The harder way: Alternatively, note that when n is odd, conjugation of a long-cycle by (12) must be "undone" by (12). There is no way to get from $(12)\sigma(12)$ without conjugation by (12) when $n$ is odd.

(When dealing with these kinds of problems it is perhaps helpful to remember that $(a \text{ } b \ldots r)^{\sigma} = (a \sigma \text{ } b\sigma \ldots r \sigma)$ - every coefficient is acted on individually by the permutation you are conjugating by).

3. Originally Posted by Swlabr
The easy way: Are you familiar with the orbit-stabiliser theorem? If so, can you think up a way of using this? Which elements commute with your n-cycle?

The harder way: Alternatively, note that when n is odd, conjugation of a long-cycle by (12) must be "undone" by (12). There is no way to get from $(12)\sigma(12)$ without conjugation by (12) when $n$ is odd.

(When dealing with these kinds of problems it is perhaps helpful to remember that $(a \text{ } b \ldots r)^{\sigma} = (a \sigma \text{ } b\sigma \ldots r \sigma)$ - every coefficient is acted on individually by the permutation you are conjugating by).
i know orbit and stabilizer theorem. Since i am working in An all of the permutations are even.
gxg-1=x every element here is even as well.
i feel like after finding something about stabilizers ill use that complementary relationship between orbits and stabilizers. so that i coulf be able to conculude with the relation between conj. classes and orbits. but i dont know what to do about number of stabilizers since i just know n is odd

4. Originally Posted by dreamon
i know orbit and stabilizer theorem. Since i am working in An all of the permutations are even.
gxg-1=x every element here is even as well.
i feel like after finding something about stabilizers ill use that complementary relationship between orbits and stabilizers. so that i coulf be able to conculude with the relation between conj. classes and orbits. but i dont know what to do about number of stabilizers since i just know n is odd
The action you are looking at is conjugation by elements of $A_n$. So, what do we call the orbit of an element when the action is conjugation?
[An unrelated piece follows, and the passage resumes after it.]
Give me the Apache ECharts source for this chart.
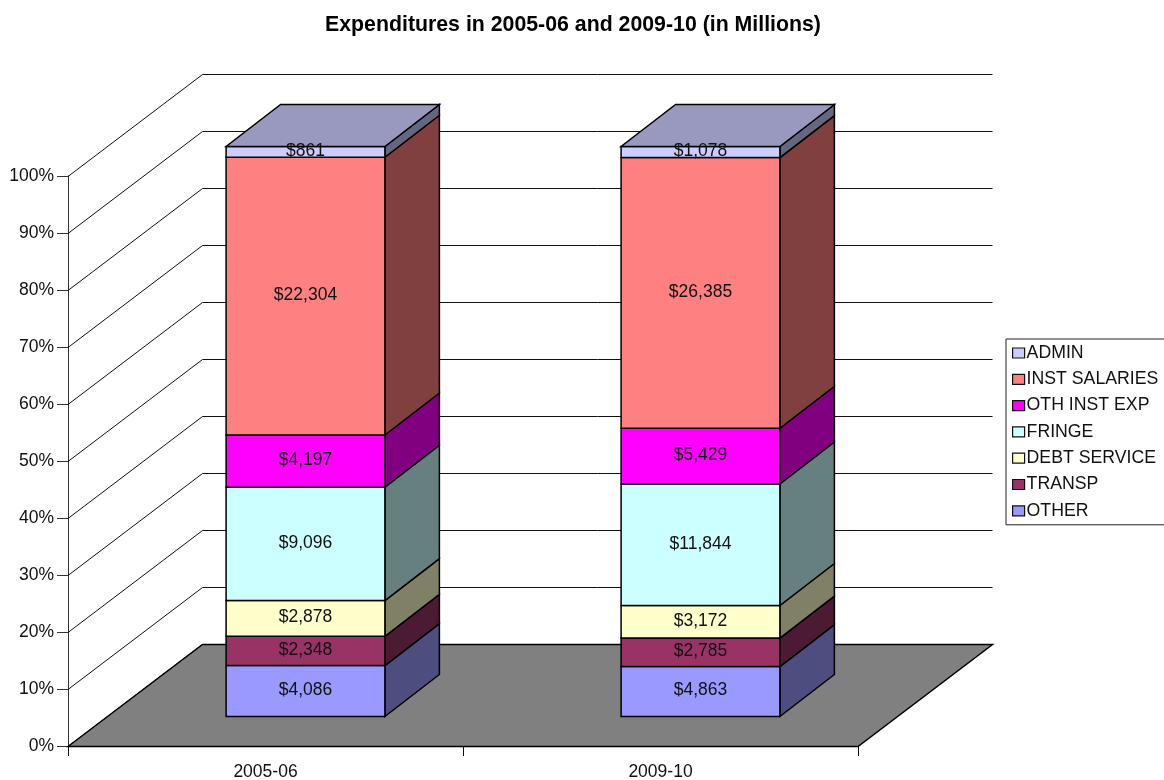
<!DOCTYPE html>
<html>
<head>
<meta charset="utf-8">
<style>
  html, body { margin: 0; padding: 0; background: #fff; }
  #main { width: 1164px; height: 780px; overflow: hidden; }
</style>
<script src="https://cdn.jsdelivr.net/npm/echarts@6/dist/echarts.min.js"></script>
</head>
<body>
<div id="main"></div>
<script>
var categories = ['2005-06', '2009-10'];
var yTicks = [0, 10, 20, 30, 40, 50, 60, 70, 80, 90, 100];

// stacked bottom to top, dollars in millions
var seriesNames = ['OTHER', 'TRANSP', 'DEBT SERVICE', 'FRINGE', 'OTH INST EXP', 'INST SALARIES', 'ADMIN'];
var other = [4086, 4863];
var transp = [2348, 2785];
var debtService = [2878, 3172];
var fringe = [9096, 11844];
var othInstExp = [4197, 5429];
var instSalaries = [22304, 26385];
var admin = [861, 1078];
var seriesValues = [other, transp, debtService, fringe, othInstExp, instSalaries, admin];

var frontColors = ['#9999FF', '#993366', '#FFFFCC', '#CCFFFF', '#FF00FF', '#FF8080', '#CCCCFF'];
var sideColors = ['#4D4D80', '#4D1A33', '#808066', '#668080', '#800080', '#804040', '#666680'];
var topColor = '#9999BF';

var FONT = '"Liberation Sans", Arial, sans-serif';
var LINE = '#000';
// projection of the 3d box, in pixels
var wallDx = 134.5, wallDy = -102;
var frontDx = 40, frontDy = -29.5;
var barDx = 54.5, barDy = -42;
var barShare = 0.402;

function poly(points, fill, z2) {
    return {
        type: 'polygon',
        z2: z2 || 0,
        shape: { points: points },
        style: { fill: fill, stroke: LINE, lineWidth: 1.5 }
    };
}

function renderWall(params, api) {
    var cs = params.coordSys;
    var y = Math.round(api.coord([0, api.value(0)])[1]) + 0.5;
    var x0 = cs.x, x1 = cs.x + cs.width;
    return {
        type: 'polyline',
        shape: { points: [[x0, y], [x0 + wallDx, y + wallDy], [x1 + wallDx, y + wallDy]] },
        style: { fill: null, stroke: '#111', lineWidth: 1 }
    };
}

function renderFloor(params, api) {
    var cs = params.coordSys;
    var y = api.coord([0, 0])[1] + 0.5;
    var x0 = cs.x, x1 = cs.x + cs.width;
    return {
        type: 'polygon',
        shape: { points: [[x0, y], [x0 + wallDx, y + wallDy], [x1 + wallDx, y + wallDy], [x1, y]] },
        style: { fill: '#808080', stroke: LINE, lineWidth: 1.5 }
    };
}

function makeBarRenderer(seriesIndex) {
    return function (params, api) {
        var cat = api.value(0);
        var band = api.size([1, 0])[0];
        var cx = api.coord([cat, 0])[0];
        var yLow = api.coord([cat, api.value(1)])[1] + frontDy;
        var yHigh = api.coord([cat, api.value(2)])[1] + frontDy;
        var xl = cx - band * barShare / 2 + frontDx;
        var xr = cx + band * barShare / 2 + frontDx;
        var children = [
            poly([[xr, yLow], [xr + barDx, yLow + barDy], [xr + barDx, yHigh + barDy], [xr, yHigh]], sideColors[seriesIndex]),
            poly([[xl, yLow], [xr, yLow], [xr, yHigh], [xl, yHigh]], frontColors[seriesIndex])
        ];
        if (seriesIndex === seriesNames.length - 1) {
            children.push(poly([[xl, yHigh], [xr, yHigh], [xr + barDx, yHigh + barDy], [xl + barDx, yHigh + barDy]], topColor));
        }
        children.push({
            type: 'text',
            z2: 10,
            style: {
                x: (xl + xr) / 2,
                y: (yLow + yHigh) / 2 - 1,
                text: '$' + api.value(3).toLocaleString('en-US'),
                align: 'center',
                verticalAlign: 'middle',
                fill: '#111',
                font: '17.5px ' + FONT
            }
        });
        return { type: 'group', children: children };
    };
}

var totals = categories.map(function (c, i) {
    return seriesValues.reduce(function (sum, s) { return sum + s[i]; }, 0);
});

var series = [
    {
        type: 'custom',
        name: 'walls',
        silent: true,
        z: 1,
        renderItem: renderWall,
        encode: { y: 0 },
        data: yTicks.map(function (t) { return [t]; })
    },
    {
        type: 'custom',
        name: 'floor',
        silent: true,
        z: 2,
        renderItem: renderFloor,
        encode: { y: 0 },
        data: [[0]]
    }
];

var running = categories.map(function () { return 0; });
seriesNames.forEach(function (name, si) {
    var rows = categories.map(function (c, i) {
        var low = running[i];
        running[i] += seriesValues[si][i];
        return [i, low / totals[i] * 100, running[i] / totals[i] * 100, seriesValues[si][i]];
    });
    series.push({
        type: 'custom',
        name: name,
        silent: true,
        z: 3 + si,
        itemStyle: { color: frontColors[si] },
        renderItem: makeBarRenderer(si),
        encode: { x: 0, y: [1, 2] },
        data: rows
    });
});

var option = {
    backgroundColor: '#fff',
    animation: false,
    title: {
        text: 'Expenditures in 2005-06 and 2009-10 (in Millions)',
        left: 568,
        top: 10,
        textAlign: 'center',
        textStyle: { fontFamily: FONT, fontSize: 21.3, fontWeight: 'bold', color: '#000' }
    },
    legend: {
        left: 1006,
        top: 339,
        orient: 'vertical',
        data: seriesNames.slice().reverse(),
        selectedMode: false,
        backgroundColor: '#fff',
        borderColor: '#222',
        borderWidth: 1,
        padding: [5, 30, 5, 6],
        itemGap: 8.3,
        itemWidth: 12,
        itemHeight: 10,
        icon: 'rect',
        itemStyle: { borderColor: '#111', borderWidth: 1.2 },
        textStyle: { fontFamily: FONT, fontSize: 17.7, color: '#111', padding: [0, 0, 0, -3] }
    },
    grid: { left: 68, right: 306, top: 176, bottom: 34, outerBoundsMode: 'none' },
    xAxis: {
        type: 'category',
        data: categories,
        axisLine: { lineStyle: { color: '#111', width: 1 } },
        axisTick: { show: true, alignWithLabel: false, length: 10, lineStyle: { color: '#111' } },
        axisLabel: { fontFamily: FONT, fontSize: 17.5, color: '#111', margin: 17 }
    },
    yAxis: {
        type: 'value',
        min: 0,
        max: 100,
        interval: 10,
        splitLine: { show: false },
        axisLine: { show: true, lineStyle: { color: '#333', width: 1 } },
        axisTick: { show: true, length: 11, lineStyle: { color: '#333' } },
        axisLabel: {
            fontFamily: FONT, fontSize: 17.5, color: '#111', margin: 14,
            padding: [2, 0, 0, 0],
            formatter: '{value}%'
        }
    },
    series: series
};

var myChart = echarts.init(document.getElementById('main'));
myChart.setOption(option);
</script>
</body>
</html>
What is it's stabiliser called?

In this case, it is easier to find the stabiliser than it is to find the orbit. Do this.

5. Originally Posted by Swlabr
The action you are looking at is conjugation by elements of $A_n$. So, what do we call the orbit of an element when the action is conjugation? What is it's stabiliser called?

In this case, it is easier to find the stabiliser than it is to find the orbit. Do this.
the orbit of x under the conjugation action is the set of conjugates for sure.

gxg-1=x is general action for stabilizers.
Since we are working in An we have n!/2 elements.
So for one x from An we have (n-1)!/2 elements. and since the inverse is unique the stab of it has (n-1)!/2 elements.
but not sure.

6. Originally Posted by dreamon
the orbit of x under the conjugation action is the set of conjugates for sure.

gxg-1=x is general action for stabilizers.
Since we are working in An we have n!/2 elements.
So for one x from An we have (n-1)!/2 elements. and since the inverse is unique the stab of it has (n-1)!/2 elements.
but not sure.
Use the fact that $xgx^{-1} = g$ and the hint I gave you in my first reply to work out what $x$ is. How many choices for $x$ are there?

7. Originally Posted by Swlabr
Use the fact that $xgx^{-1} = g$ and the hint I gave you in my first reply to work out what $x$ is. How many choices for $x$ are there?
how can i explain the difference between when n is odd and when n is even

8. Originally Posted by dreamon
how can i explain the difference between when n is odd and when n is even
Remember, you are in $A_n$...

9. Originally Posted by Swlabr
Remember, you are in $A_n$...
I know An is the group of even permutations but it makes a difference when n is odd or even. I am not talking about the permutations/

10. Originally Posted by dreamon
I know An is the group of even permutations but it makes a difference when n is odd or even. I am not talking about the permutations/
What does the question ask about odd and even? Relate this to the definition of $A_n$.